▶ _Goal of the exercise_:
Leave out the pictures and retype only the lines from the opening line to the line that holds "120000, interval: 30000", both ends included.

▶ _Provided material_:
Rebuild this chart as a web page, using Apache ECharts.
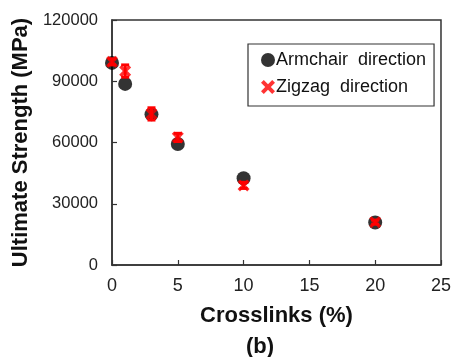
<!DOCTYPE html>
<html>
<head>
<meta charset="utf-8">
<script src="https://cdn.jsdelivr.net/npm/echarts@6/dist/echarts.min.js"></script>
<style>
  html, body { margin: 0; padding: 0; background: #fff; }
  #chart { width: 454px; height: 357px; }
</style>
</head>
<body>
<div id="chart"></div>
<script>
// Crosslink content (%)
const crosslinks = [0, 1, 3, 5, 10, 20];
// Ultimate strength (MPa) along each direction
const armchairStrength = [99000, 88700, 73800, 59300, 42500, 20800];
const zigzagStrength   = [99500, 95000, 74000, 62500, 39000, 21000];
// Standard deviation of the zigzag values
const zigzagError      = [1500, 3000, 3000, 2000, 1500, 1000];

const xTicks = { min: 0, max: 25, interval: 5 };
const yTicks = { min: 0, max: 120000, interval: 30000 };

const FONT = 'Liberation Sans, Arial, sans-serif';
const crossPath = 'path://M0,2 L2,0 L5,3 L8,0 L10,2 L7,5 L10,8 L8,10 L5,7 L2,10 L0,8 L3,5 Z';

const chart = echarts.init(document.getElementById('chart'));

chart.setOption({
  animation: false,
  backgroundColor: '#fff',
  grid: { left: 112, right: 12, top: 20, bottom: 92, show: true, borderColor: '#333', borderWidth: 1.5 },
  xAxis: {
    type: 'value', min: xTicks.min, max: xTicks.max, interval: xTicks.interval,
    name: 'Crosslinks (%)', nameLocation: 'middle', nameGap: 40,
    nameTextStyle: { fontFamily: FONT, fontSize: 22, fontWeight: 'bold', color: '#111' },
    axisLine: { lineStyle: { color: '#333', width: 1.5 } },
    axisTick: { inside: true, length: 5, lineStyle: { color: '#333', width: 1.2 } },
    axisLabel: { fontFamily: FONT, fontSize: 18, color: '#222', margin: 12 },
    splitLine: { show: false }
  },
  yAxis: {
    type: 'value', min: yTicks.min, max: yTicks.max, interval: yTicks.interval,
    name: 'Ultimate Strength (MPa)', nameLocation: 'middle', nameGap: 78,
    nameTextStyle: { fontFamily: FONT, fontSize: 22, fontWeight: 'bold', color: '#111' },
    axisLine: { lineStyle: { color: '#333', width: 1.5 } },
    axisTick: { inside: true, length: 5, lineStyle: { color: '#333', width: 1.2 } },
    axisLabel: { fontFamily: FONT, fontSize: 16.5, color: '#222', margin: 14, formatter: v => String(v) },
    splitLine: { show: false }
  },
  legend: {
    orient: 'vertical', left: 248, top: 44,
    padding: [6, 8, 9, 13], itemGap: 7, itemWidth: 14, itemHeight: 14,
    borderColor: '#333', borderWidth: 1.2,
    textStyle: { fontFamily: FONT, fontSize: 18, lineHeight: 20, color: '#111', padding: [0, 0, 0, -4] },
    data: [
      { name: 'Armchair  direction', icon: 'circle' },
      { name: 'Zigzag  direction', icon: crossPath }
    ]
  },
  series: [
    {
      name: 'Armchair  direction', type: 'scatter', symbol: 'circle', symbolSize: 14,
      itemStyle: { color: '#000' }, z: 2,
      data: crosslinks.map((c, i) => [c, armchairStrength[i]])
    },
    {
      name: 'zigzagError', type: 'custom', z: 3, silent: true,
      data: crosslinks.map((c, i) => [c, zigzagStrength[i] - zigzagError[i], zigzagStrength[i] + zigzagError[i]]),
      renderItem: function (params, api) {
        const lo = api.coord([api.value(0), api.value(1)]);
        const hi = api.coord([api.value(0), api.value(2)]);
        const w = 4;
        const style = { stroke: '#f00', lineWidth: 3 };
        return {
          type: 'group',
          children: [
            { type: 'line', shape: { x1: lo[0], y1: lo[1], x2: hi[0], y2: hi[1] }, style: style },
            { type: 'line', shape: { x1: lo[0] - w, y1: lo[1], x2: lo[0] + w, y2: lo[1] }, style: style },
            { type: 'line', shape: { x1: hi[0] - w, y1: hi[1], x2: hi[0] + w, y2: hi[1] }, style: style }
          ]
        };
      }
    },
    {
      name: 'Zigzag  direction', type: 'scatter', symbol: crossPath, symbolSize: 12,
      itemStyle: { color: '#f00' }, z: 4,
      data: crosslinks.map((c, i) => [c, zigzagStrength[i]])
    }
  ],
  graphic: [
    {
      type: 'text', x: 260, y: 347,
      style: { text: '(b)', font: 'bold 22px ' + FONT, fill: '#111', textAlign: 'center', textVerticalAlign: 'middle' }
    }
  ]
});
</script>
</body>
</html>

▶ _Task result_:
Rebuild this chart as a web page, using Apache ECharts.
<!DOCTYPE html>
<html>
<head>
<meta charset="utf-8">
<script src="https://cdn.jsdelivr.net/npm/echarts@6/dist/echarts.min.js"></script>
<style>
  html, body { margin: 0; padding: 0; background: #fff; }
  #chart { width: 454px; height: 357px; }
</style>
</head>
<body>
<div id="chart"></div>
<script>
// Crosslink content (%)
const crosslinks = [0, 1, 3, 5, 10, 20];
// Ultimate strength (MPa) along each direction
const armchairStrength = [99000, 88700, 73800, 59300, 42500, 20800];
const zigzagStrength   = [99500, 95000, 74000, 62500, 39000, 21000];
// Standard deviation of the zigzag values
const zigzagError      = [1500, 3000, 3000, 2000, 1500, 1000];

const xTicks = { min: 0, max: 25, interval: 5 };
const yTicks = { min: 0, max: 120000, interval: 30000 };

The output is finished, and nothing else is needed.